La cornice è come al solito ricca di aspettative. Si arriva al clou quando scocca l’ora di Nathan Fake, che torna con il live dell’ultima fatica, “Providence”, e raccoglie i consensi della platea quando termina con l’anthem per eccellenza, “The Sky Was Pink”. E’ Jon Hopkins a dargli il cambio (quanta qualità !), ma il suo come annunciato è un dj set: molto tenace e ruvido, tra qualche inghippo tecnico con l’audio dello stage e tanti nostalgici riferimenti ad “Immunity” è comunque un grande show. Un po’ di grime ancora, un po’ di r’n’b futuristico, da una parte Powell e dall’altra Bonzai, Tommy Genesis e Lady Leshurr. Il sabato chiude ancora a colpi di groove, jazz elettronico e contaminazioni sonore. Molta Italia ancora una volta, con Elephantides, Wrongonyou (partito qualche giorno dopo alla volta di Barcellona per suonare al Primavera, mica robetta!) e Drink To Me, la band capitanata dalla sorpresa della stagione passata, Cosmo.

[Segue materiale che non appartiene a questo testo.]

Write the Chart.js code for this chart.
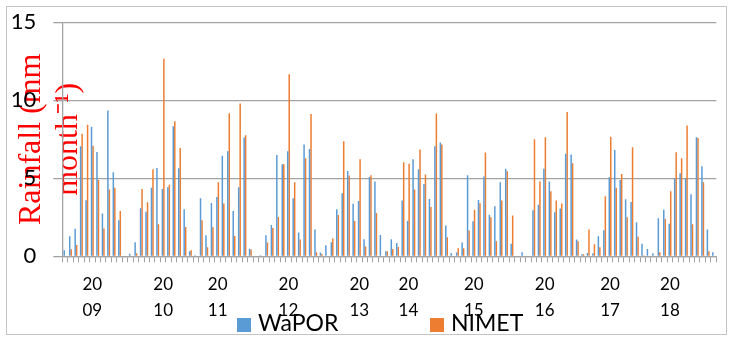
<!DOCTYPE html>
<html>
<head>
<meta charset="utf-8">
<script src="https://cdn.jsdelivr.net/npm/chart.js@4.4.1/dist/chart.umd.min.js"></script>
<style>
  html, body { margin: 0; padding: 0; background: #fff; }
  #wrap { position: relative; width: 733px; height: 338px; overflow: hidden; }
  #frame { position: absolute; left: 6px; top: 6px; width: 721px; height: 329px;
           border: 1px solid #c4c4c4; box-sizing: border-box; pointer-events: none; }
  #legend { position: absolute; left: 0; top: 0; width: 733px; height: 338px; pointer-events: none;
            font-family: Lato, sans-serif; font-size: 23px; line-height: 23px; color: #000; }
  .item { position: absolute; top: 311px; white-space: nowrap; }
  .item:nth-child(1) { left: 237px; }
  .item:nth-child(2) { left: 430px; }
  .swatch { position: absolute; left: 0; top: 7px; width: 14px; height: 14px; }
  .label { position: absolute; left: 21px; top: 0; }
</style>
</head>
<body>
<div id="wrap">
  <canvas id="chart" width="733" height="338"></canvas>
  <div id="frame"></div>
  <div id="legend"></div>
</div>
<script>
// Monthly rainfall, January 2009 – December 2018
const years = ['2009', '2010', '2011', '2012', '2013', '2014', '2015', '2016', '2017', '2018'];
const monthNums = ['01', '02', '03', '04', '05', '06', '07', '08', '09', '10', '11', '12'];

// Months whose axis slot carries the year label
const yearTickAt = ['2009-06', '2010-07', '2011-05', '2012-06', '2013-07',
                    '2014-04', '2015-04', '2016-05', '2017-05', '2018-04'];

const seriesNames = ['WaPOR', 'NIMET'];

const wapor = [
  0.38, 1.28, 1.77, 7.05, 3.59, 8.31, 6.69, 2.74, 9.34, 5.38, 2.31, 0,
  0.17, 0.90, 3.08, 2.86, 4.40, 5.66, 4.32, 4.42, 8.33, 5.64, 3.01, 0.32,
  0.06, 3.72, 1.35, 3.42, 3.80, 6.45, 6.73, 2.91, 4.42, 7.61, 0.49, 0,
  0.06, 1.35, 2.01, 6.50, 5.90, 6.73, 3.72, 1.52, 7.16, 6.88, 1.71, 0.24,
  0.71, 0.90, 3.02, 4.04, 5.46, 3.37, 3.55, 1.09, 5.08, 4.80, 1.36, 0.32,
  1.09, 0.85, 3.57, 2.26, 6.22, 5.58, 4.64, 3.68, 7.05, 7.29, 1.97, 0.21,
  0.24, 0.88, 5.19, 2.24, 3.61, 5.11, 2.67, 3.21, 4.74, 5.62, 0.81, 0,
  0.26, 0, 2.95, 3.31, 5.62, 4.79, 2.82, 3.06, 6.58, 6.52, 1.07, 0.13,
  0.21, 0.19, 1.28, 1.67, 5.06, 6.82, 4.89, 3.65, 3.48, 2.18, 0.81, 0.47,
  0.19, 2.44, 2.99, 2.09, 5.00, 5.32, 5.00, 3.97, 7.63, 5.77, 1.71, 0.26
];

const nimet = [
  0, 0.45, 0.73, 7.86, 8.44, 7.09, 4.89, 1.79, 4.29, 4.40, 2.91, 0,
  0, 0.19, 4.32, 3.46, 5.58, 2.05, 12.67, 4.59, 8.65, 6.94, 1.88, 0.38,
  0, 2.31, 0.58, 1.86, 4.74, 3.38, 9.17, 1.30, 9.79, 7.76, 0.43, 0,
  0, 0.88, 1.82, 2.52, 5.90, 11.67, 4.74, 1.07, 6.29, 9.12, 0.26, 0.15,
  0, 1.14, 2.64, 7.37, 5.18, 2.26, 6.22, 0.63, 5.20, 2.78, 0, 0.32,
  0.47, 0.60, 6.03, 5.94, 4.29, 6.84, 5.24, 3.16, 9.15, 7.16, 1.22, 0,
  0.51, 0.51, 1.65, 2.99, 3.40, 6.65, 2.50, 0.96, 3.57, 5.45, 2.61, 0,
  0, 0, 7.50, 4.79, 7.63, 4.17, 3.57, 3.38, 9.25, 5.96, 0.96, 0.13,
  1.71, 0.77, 0.58, 3.85, 7.67, 4.40, 5.28, 2.50, 6.99, 1.26, 0.06, 0,
  0, 0.26, 2.39, 4.17, 6.67, 6.28, 8.38, 2.05, 7.59, 4.74, 0.32, 0
];

const yTicks = [0, 5, 10, 15];

const categories = [];
years.forEach(y => monthNums.forEach(m => categories.push(y + '-' + m)));

// Legend rendered as HTML beneath the plot
const htmlLegend = {
  id: 'htmlLegend',
  afterUpdate(chart) {
    const box = document.getElementById('legend');
    box.innerHTML = '';
    chart.data.datasets.forEach(ds => {
      const item = document.createElement('div');
      item.className = 'item';
      const sw = document.createElement('span');
      sw.className = 'swatch';
      sw.style.background = ds.backgroundColor;
      const tx = document.createElement('span');
      tx.className = 'label';
      tx.textContent = ds.label;
      item.appendChild(sw);
      item.appendChild(tx);
      box.appendChild(item);
    });
  }
};

const gridGrey = '#a3a3a3';

new Chart(document.getElementById('chart'), {
  type: 'bar',
  data: {
    labels: categories,
    datasets: [
      { label: seriesNames[0], data: wapor, backgroundColor: '#5B9BD5', borderWidth: 0,
        categoryPercentage: 0.55, barPercentage: 1.0 },
      { label: seriesNames[1], data: nimet, backgroundColor: '#ED7D31', borderWidth: 0,
        categoryPercentage: 0.55, barPercentage: 1.0 }
    ]
  },
  plugins: [htmlLegend],
  options: {
    responsive: false,
    animation: false,
    devicePixelRatio: 1,
    layout: { padding: { left: 0, right: 16.7, top: 22.3, bottom: 0 } },
    plugins: {
      legend: { display: false },
      tooltip: { enabled: false }
    },
    scales: {
      x: {
        offset: true,
        grid: { offset: true, drawOnChartArea: false, drawTicks: true, tickLength: 6,
                color: gridGrey, lineWidth: 1 },
        border: { display: true, color: gridGrey, width: 1.3 },
        ticks: {
          autoSkip: false, maxRotation: 0, minRotation: 0, padding: 9, color: '#000',
          font: { family: 'Lato', size: 17, lineHeight: 1.53 },
          callback(value) {
            const cat = categories[value];
            if (!yearTickAt.includes(cat)) return '';
            const y = cat.slice(0, 4);
            return [y.slice(0, 2), y.slice(2)];
          }
        },
        afterFit(scale) { scale.height = 81.7; }
      },
      y: {
        min: yTicks[0],
        max: yTicks[yTicks.length - 1],
        afterBuildTicks(scale) { scale.ticks = yTicks.map(v => ({ value: v })); },
        ticks: { padding: 17, color: '#000', font: { family: 'Lato', size: 22 } },
        grid: { color: gridGrey, lineWidth: 1.3, drawTicks: true, tickLength: 9 },
        border: { display: true, color: gridGrey, width: 1.3 },
        title: {
          display: true,
          text: ['Rainfall (mm', 'month\u207B\u00B9)'],
          color: '#ff0000',
          font: { family: 'Liberation Serif', size: 32, lineHeight: 1.156 },
          padding: { top: 12.7, bottom: 0 }
        },
        afterFit(scale) {
          scale.width = 62.3;
          scale.paddingTop = 0;
          scale.paddingBottom = 0;
        }
      }
    }
  }
});
</script>
</body>
</html>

Evidente il continuo contrasto globale – in senso positivo – dei live che si susseguono, quando a tarda notte arriva un altro live molto atteso da una parte, Romare, con strumentisti al seguito a fare il pienone, e lo svedese Sailor & I, con la sua intrigante elettronica raffinata da ballare, dall’altra. Chiude un altro talento nostrano, ormai conosciutissimo da queste parti, Clap! Clap!, che a notte fonda riporta l’energia tropicale a smuovere i più temerari, fino alla fine, tra contaminazioni etniche e folli balzi sulle macchinette. Spring Attitude, atto VIII, non lascia strascichi sostanziosi e dispensa i classici sorrisi.

Gli artisti hanno fatto il loro, tra qualche sorpresa e qualche certezza, non si è gridato al capolavoro assoluto, ma ci si è sempre divertiti. C’è stato molto parlare riguardo acustica, organizzazione globale e presunto fattore di un’ingestibile (ancora una volta) fattore sedi poco adatte al festival, tra idee per averne di più grandi e nuove o semplicemente altre con una garanzia globale per quanto concerne live di un certo tipo. Si potrà  sempre migliorare, modificare, e non ci sentiamo infatti di condannare un gruppo che lavora sodo tutto l’anno per portare quest’ondata di freschezza in città . La rassegna mantiene il suo percorso, scavalcando anche le barriere impervie della line-up che a tutti i costi ha bisogno di essere “ad effetto”, puntando cioè volutamente sul nuovo, realizzando un balzo in avanti che la comunità  più affezionata avrà  sicuramente apprezzato. Torneremo la prossima primavera, come da tradizione, sempre più curiosi di sapere come andrà  avanti questa storia d’amore.